I had stumbled upon the pork recipe in our local paper, it was good. Since I love vinegar, I was immediately smitten to want to try it. I did present it slightly different. The recipe called for "pulling" the pork and then tossing it with some of the cooking sauce. I mixed some of the sauce with equal amounts of a standard BBQ sauce we keep in the fridge. Not everyone loves vinegar the way I do.

The sandwich buns were simply white flour dough, patted flat on a cookie sheet. A quick egg wash was applied before they went into the oven to bake.

I had a box of cheese stuffed pasta on the shelf, I decided to cook it up and add the vegetables. I stirred together a quick olive oil vinegarette and added a bit of cranberry mustard for a little sweetness. I also blanched the onion and zucchini for a delicate crisp. It turned out rather well.

OK, the adult spaghetti o's. Simply something to offer those that might not want the pork. It turned out, everyone wanted the pork and then had a serving of pasta. We do have a couple of containers of the pasta in the freezer for future meals at the ready.

Tossed salad, with cherry tomatoes from the kitchen garden.

Saucepan oatmeal cake, to please everyone (because not everyone eats walnuts or dates). I divided the batter between two round layer pans. One I left plain, the other was flavored with the dates, walnuts, chocolate chips and brown sugar cinnamon topping the recipe calls for. They were baked, and the plain cake, frosted with a browned butter icing. I then cut each cake into 8 wedges. These were placed on a serving tray, a small amount of the browned butter icing was drizzled on the date/walnut pieces. Then a little bit of chocolate stirred into the rest of the frosting and it was drizzled over all of the pieces. Rather pretty and each piece had layered taste elements that were enjoyable.

Monday was a busy day. My honey completed the shed through the roof and were able to return all of the stuff that has just been in the yard, back to the shed. He is pleased with the shed, and happy to be able to water and mow. Now the shingles.

And we had the granddaughter for the day. She is a hoot, funny and fun to be with. The day was woven with shed, park, lunch, nap and laughter. Finished the day with dinner and now it is time to start the week again.

Enjoy your day!

M

Saturday, July 26, 2008

Old fashioned pork and beans

Real food, thrifty food, home cooked food.

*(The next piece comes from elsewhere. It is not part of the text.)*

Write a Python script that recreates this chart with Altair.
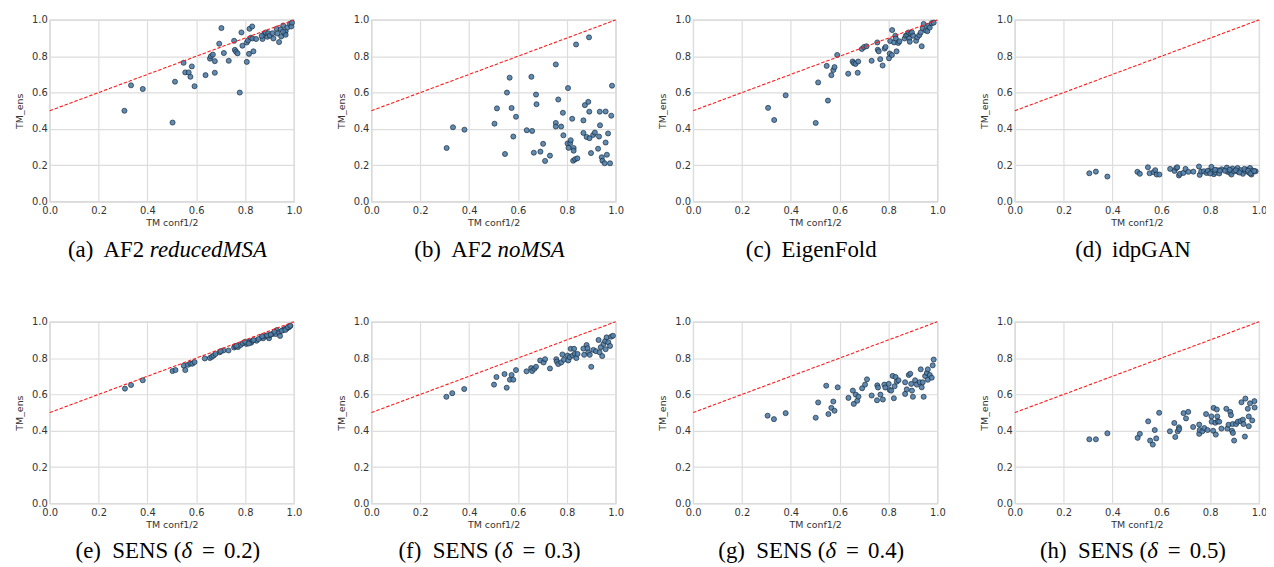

I keep telling myself that and yet in small ways I fail everyday.

I confess that here because I do not intend to use this blog as an arena. Because it is not, it is an opportunity for me to continue to be real and chat about the life I want to live. I do however use this forum as a discipline tool. If I put it out here, I better be doing it!

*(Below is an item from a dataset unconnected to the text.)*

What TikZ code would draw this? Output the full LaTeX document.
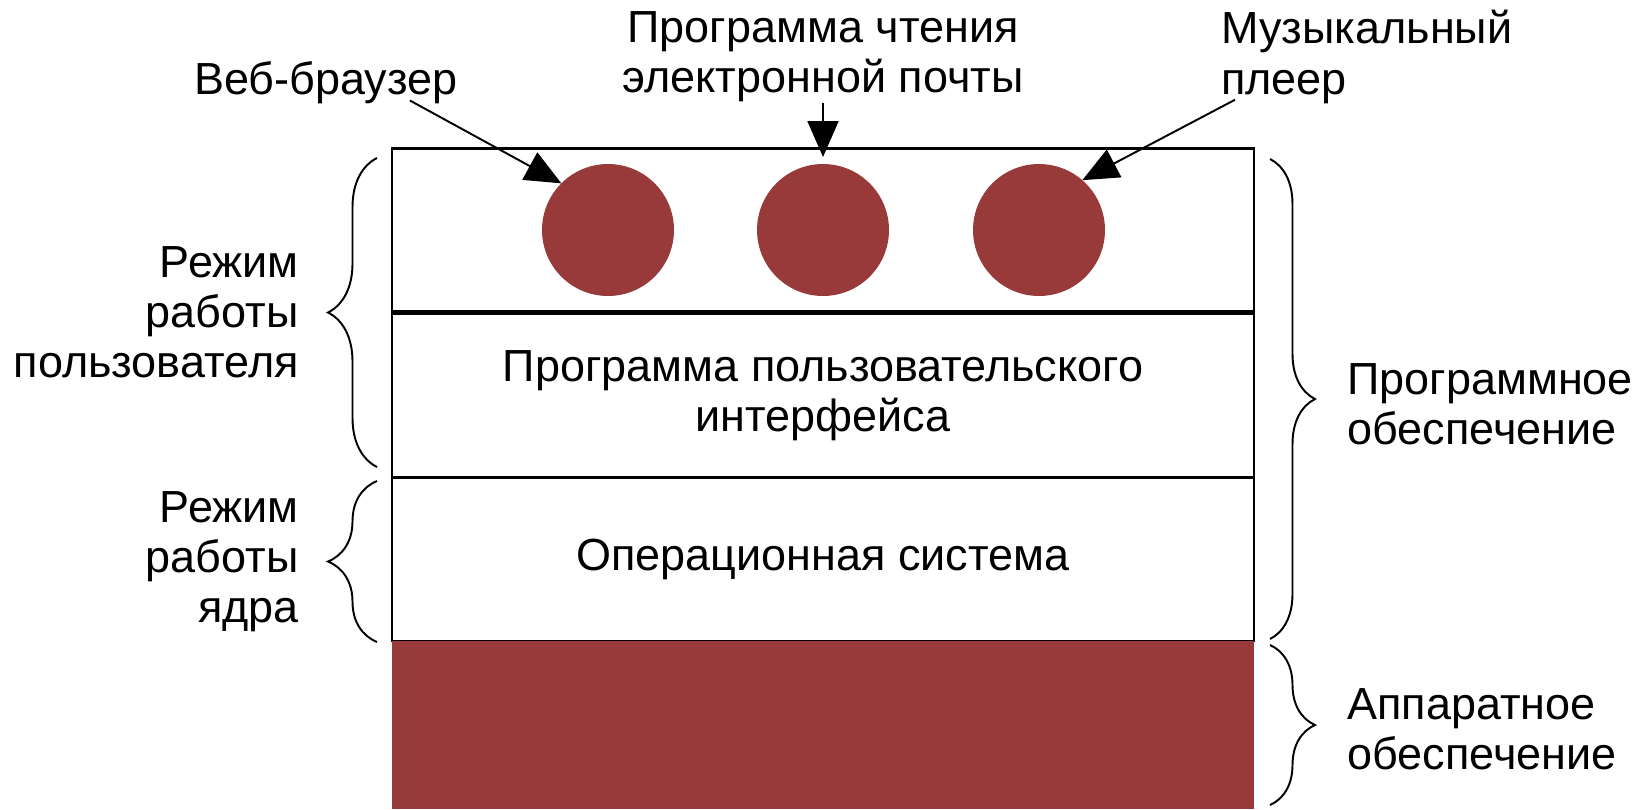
\documentclass[tikz,border=0pt]{standalone}
\usepackage{fontspec}
\setmainfont{Liberation Sans}
\usepackage{xcolor}
\usetikzlibrary{arrows.meta, decorations.pathreplacing, positioning, calc}
\definecolor{hwred}{RGB}{152,58,57}

\begin{document}
\begin{tikzpicture}[x=0.02cm, y=-0.02cm,
		font=\fontsize{25.6}{28.5}\selectfont,
		layer/.style={draw, line width=1.5pt, minimum width=17.24cm, minimum height=3.28cm, inner sep=0pt, outer sep=0pt, align=center},
		app/.style={circle, fill=hwred, minimum size=2.64cm, inner sep=0pt, outer sep=0pt},
		lbl/.style={align=center, inner sep=0pt},
		pointer/.style={-{Triangle[length=0.72cm, width=0.62cm]}, line width=1.1pt},
		bracket/.style={decorate, decoration={brace, amplitude=#1}, line width=1.1pt},
		bracket/.default=0.9cm]
		\useasboundingbox (0,0) rectangle (1645,809);

		\node[layer] (apps) at (823,230.5) {};
		\node[layer] (ui) at (823,396) {Программа пользовательского\\интерфейса};
		\node[layer] (os) at (823,559) {Операционная система};
		\node[layer, draw=none, fill=hwred, minimum height=3.36cm] (hw) at (823,725) {};
		\draw[line width=2.6pt] (apps.south west) -- (apps.south east);

		\node[app] (browser) at (608,230) {};
		\node[app] (mailapp) at (823,230) {};
		\node[app] (player) at (1039,230) {};

		\node[lbl] (web) at (326,83) {Веб-браузер};
		\node[lbl] (mail) at (823,57) {Программа чтения\\электронной почты};
		\node[lbl, align=left, anchor=west] (music) at (1221,57) {Музыкальный\\плеер};

		\draw[pointer] ([xshift=-0.96cm, yshift=0.08cm]web.south east) -- (browser.135);
		\draw[pointer] (mail.south) -- ([yshift=0.14cm]mailapp.north);
		\draw[pointer] ([xshift=0.28cm, yshift=0.08cm]music.south west) -- (player.49);

		% braces left
		\draw[bracket=0.98cm] (377,467) -- (377,158);
		\draw[bracket=0.98cm] (377,642) -- (377,481);
		\node[lbl, align=right, anchor=east] (usermode) at (299,312) {Режим\\работы\\пользователя};
		\node[lbl, align=right, anchor=east] (kernelmode) at (299,562) {Режим\\работы\\ядра};

		% braces right
		\draw[bracket] (1270,159) -- (1270,639);
		\draw[bracket] (1270,645) -- (1270,805);
		\node[lbl, align=left, anchor=west] (software) at (1347,404) {Программное\\обеспечение};
		\node[lbl, align=left, anchor=west] (hardware) at (1347,729) {Аппаратное\\обеспечение};
	\end{tikzpicture}
\end{document}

Some of the things I will accomplish:

eliminate "throw away" items: plastic wrap, paper towels, plastic grocery bags, etc

make more homemade: cleaners, food, gifts

reuse, recycle, rethink: all things

That does not mean I will not be spontaneous, or I will be stingy, or unfriendly. I will still be me.

Today is day 2 and last day of the yard sale. I do not know how we did financially, and it does not matter. There is more room in the garage for organizing the things we want to keep, without moving box after box to get to it. Other folks were able to get what they needed/wanted for a good price, so it is a win win for everyone.

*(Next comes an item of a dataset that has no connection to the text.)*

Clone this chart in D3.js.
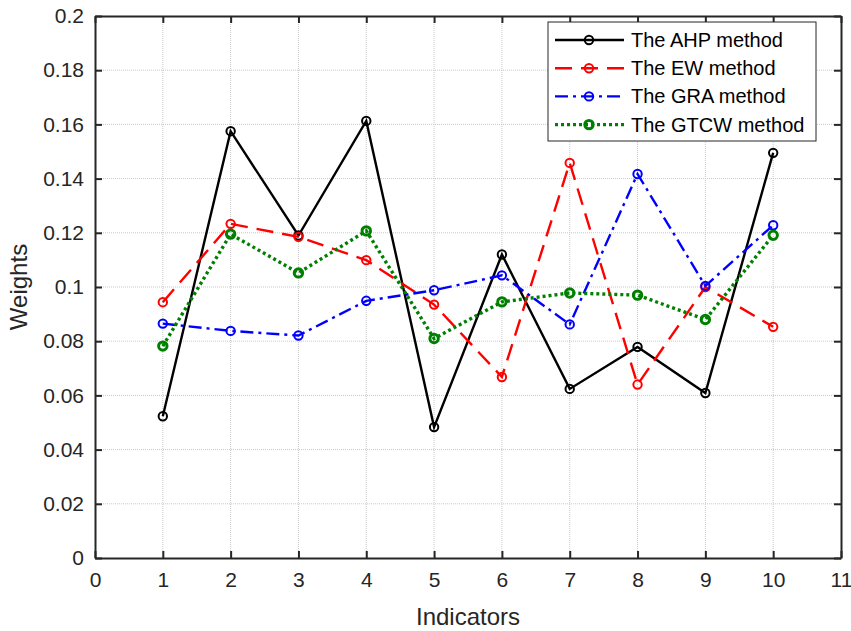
<!DOCTYPE html>
<html>
<head>
<meta charset="utf-8">
<script src="https://cdn.jsdelivr.net/npm/d3@7"></script>
<style>
  body { margin: 0; background: #fff; }
  text { font-family: "Liberation Sans", Arial, sans-serif; }
</style>
</head>
<body>
<div id="chart"></div>
<script>
// indicator numbers and weights
const indicators = [1, 2, 3, 4, 5, 6, 7, 8, 9, 10];
const ahp  = [0.0523, 0.1575, 0.1190, 0.1613, 0.0483, 0.1120, 0.0624, 0.0779, 0.0609, 0.1495];
const ew   = [0.0944, 0.1233, 0.1185, 0.1099, 0.0935, 0.0668, 0.1458, 0.0640, 0.1000, 0.0853];
const gra  = [0.0865, 0.0838, 0.0821, 0.0949, 0.0988, 0.1043, 0.0862, 0.1417, 0.1004, 0.1228];
const gtcw = [0.0782, 0.1195, 0.1052, 0.1207, 0.0810, 0.0945, 0.0978, 0.0970, 0.0880, 0.1191];
const xTicks = [0, 1, 2, 3, 4, 5, 6, 7, 8, 9, 10, 11];
const yTicks = [0, 0.02, 0.04, 0.06, 0.08, 0.1, 0.12, 0.14, 0.16, 0.18, 0.2];

const series = [
  {name: "The AHP method",  vals: ahp,  color: "#000000", dash: null,       w: 2.4, mw: 2},
  {name: "The EW method",   vals: ew,   color: "#ff0000", dash: "17,9",     w: 2.4, mw: 2},
  {name: "The GRA method",  vals: gra,  color: "#0000ff", dash: "13,5,3,5", w: 2.4, mw: 2},
  {name: "The GTCW method", vals: gtcw, color: "#008000", dash: "3,3",      w: 3.4, mw: 3}
];

const W = 851, H = 631;
const margin = {top: 16, right: 10, bottom: 73, left: 95};
const iw = W - margin.left - margin.right;
const ih = H - margin.top - margin.bottom;

const svg = d3.select("#chart").append("svg")
  .attr("width", W).attr("height", H);
const g = svg.append("g")
  .attr("transform", "translate(" + margin.left + "," + margin.top + ")");

const x = d3.scaleLinear().domain([0, 11]).range([0, iw]);
const y = d3.scaleLinear().domain([0, 0.2]).range([ih, 0]);

// grid
g.append("g").selectAll("line").data(xTicks.slice(1, -1)).enter().append("line")
  .attr("x1", d => x(d)).attr("x2", d => x(d)).attr("y1", 0).attr("y2", ih)
  .attr("stroke", "#c8c8c8").attr("stroke-width", 1).attr("stroke-dasharray", "1,1");
g.append("g").selectAll("line").data(yTicks.slice(1, -1)).enter().append("line")
  .attr("y1", d => y(d)).attr("y2", d => y(d)).attr("x1", 0).attr("x2", iw)
  .attr("stroke", "#c8c8c8").attr("stroke-width", 1).attr("stroke-dasharray", "1,1");

// axes with inward ticks
const fmtY = d => d === 0 ? "0" : d3.format("")(+d.toFixed(2));
const xAxis = g.append("g").attr("transform", "translate(0," + ih + ")")
  .call(d3.axisBottom(x).tickValues(xTicks).tickSizeInner(-7).tickSizeOuter(0).tickPadding(14));
const yAxis = g.append("g")
  .call(d3.axisLeft(y).tickValues(yTicks).tickFormat(fmtY).tickSizeInner(-7).tickSizeOuter(0).tickPadding(11));
const xTop = g.append("g")
  .call(d3.axisTop(x).tickValues(xTicks).tickSizeInner(-7).tickSizeOuter(0).tickFormat(""));
const yRight = g.append("g").attr("transform", "translate(" + iw + ",0)")
  .call(d3.axisRight(y).tickValues(yTicks).tickSizeInner(-7).tickSizeOuter(0).tickFormat(""));
[xAxis, yAxis, xTop, yRight].forEach(a => {
  a.select(".domain").attr("stroke", "#262626").attr("stroke-width", 2);
  a.selectAll(".tick line").attr("stroke", "#262626").attr("stroke-width", 2);
  a.selectAll(".tick text").attr("fill", "#262626").style("font-size", "21px")
    .style("font-family", "'Liberation Sans', Arial, sans-serif");
});

// lines and markers
const line = d3.line().x((d, i) => x(indicators[i])).y(d => y(d));
series.forEach(s => {
  g.append("path").datum(s.vals)
    .attr("fill", "none").attr("stroke", s.color).attr("stroke-width", s.w)
    .attr("stroke-dasharray", s.dash).attr("d", line);
  g.append("g").selectAll("circle").data(s.vals).enter().append("circle")
    .attr("cx", (d, i) => x(indicators[i])).attr("cy", d => y(d))
    .attr("r", 4.2)
    .attr("fill", "none").attr("stroke", s.color).attr("stroke-width", s.mw);
});

// legend
const lg = svg.append("g").attr("transform", "translate(548,22)");
lg.append("rect").attr("width", 268).attr("height", 119)
  .attr("fill", "#fff").attr("stroke", "#262626").attr("stroke-width", 1);
series.forEach((s, i) => {
  const yy = 18 + i * 28.2;
  lg.append("line").attr("x1", 7).attr("x2", 76).attr("y1", yy).attr("y2", yy)
    .attr("stroke", s.color).attr("stroke-width", s.w).attr("stroke-dasharray", s.dash);
  lg.append("circle").attr("cx", 41).attr("cy", yy).attr("r", 4.2)
    .attr("fill", "none").attr("stroke", s.color).attr("stroke-width", s.mw);
  lg.append("text").attr("x", 83).attr("y", yy + 7).attr("fill", "#000")
    .style("font-size", "20px").text(s.name);
});

// axis titles
svg.append("text").attr("x", margin.left + iw / 2).attr("y", 625)
  .attr("text-anchor", "middle").attr("fill", "#262626").style("font-size", "24px").text("Indicators");
svg.append("text").attr("transform", "translate(27," + (margin.top + ih / 2) + ") rotate(-90)")
  .attr("text-anchor", "middle").attr("fill", "#262626").style("font-size", "24px").text("Weights");
</script>
</body>
</html>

Today is also my Friday, so after work the time is my own to do as I please, with whom I please. Tomorrow is July Sunday Cafe, and on Monday we get to have the granddaughter all day while her Mom is in a continuing education class. So the day will go quickly, and then before you know it, the whole weekend will have gone quickly, and it will be back to work.

Here is a wonderful "bring real food back" recipe. Beans. I seem to have a respect for beans, and look for ways to learn about them, cook them and enjoy them. Everyone can use a good basic recipe. One that is easy, tastes good and is open to adapting.

Old Fashioned Pork and Beans
crockpot/slow cooker

The evening before:

1 pound pea beans (small whites)
water

Sort beans, place in a large bowl and cover with water by 4 inches. Let rest overnight to soak and soften. Drain well, rinse and drain again.

The next morning:
drained beans
1 T salt
2 T molasses
6 T sugar (you can use less, remember adapting for your family is encouraged)
1/2 pound salt pork OR 2 ham hocks
1 onion, left whole
4 c water- boiling

Combine all ingredients in cooker. Cook on low 8 hours or until done.

Enjoy!

M

Friday, July 25, 2008

TGIF

This week has gone by fast, because it is Friday already. This week has gone by slow, it has been quiet; just me and the cat.

I look forward to my weekend.

I work Tuesday through Saturday, my official weekend is Sunday and Monday. Having worked Monday through Friday for so many years, Friday was a weekly milestone to reach. Now Friday is the light at the end of the tunnel, I know my end is near!

It is not that I do not like my job, it is not that I am expected to work harder than I want to, it is not anything other than.....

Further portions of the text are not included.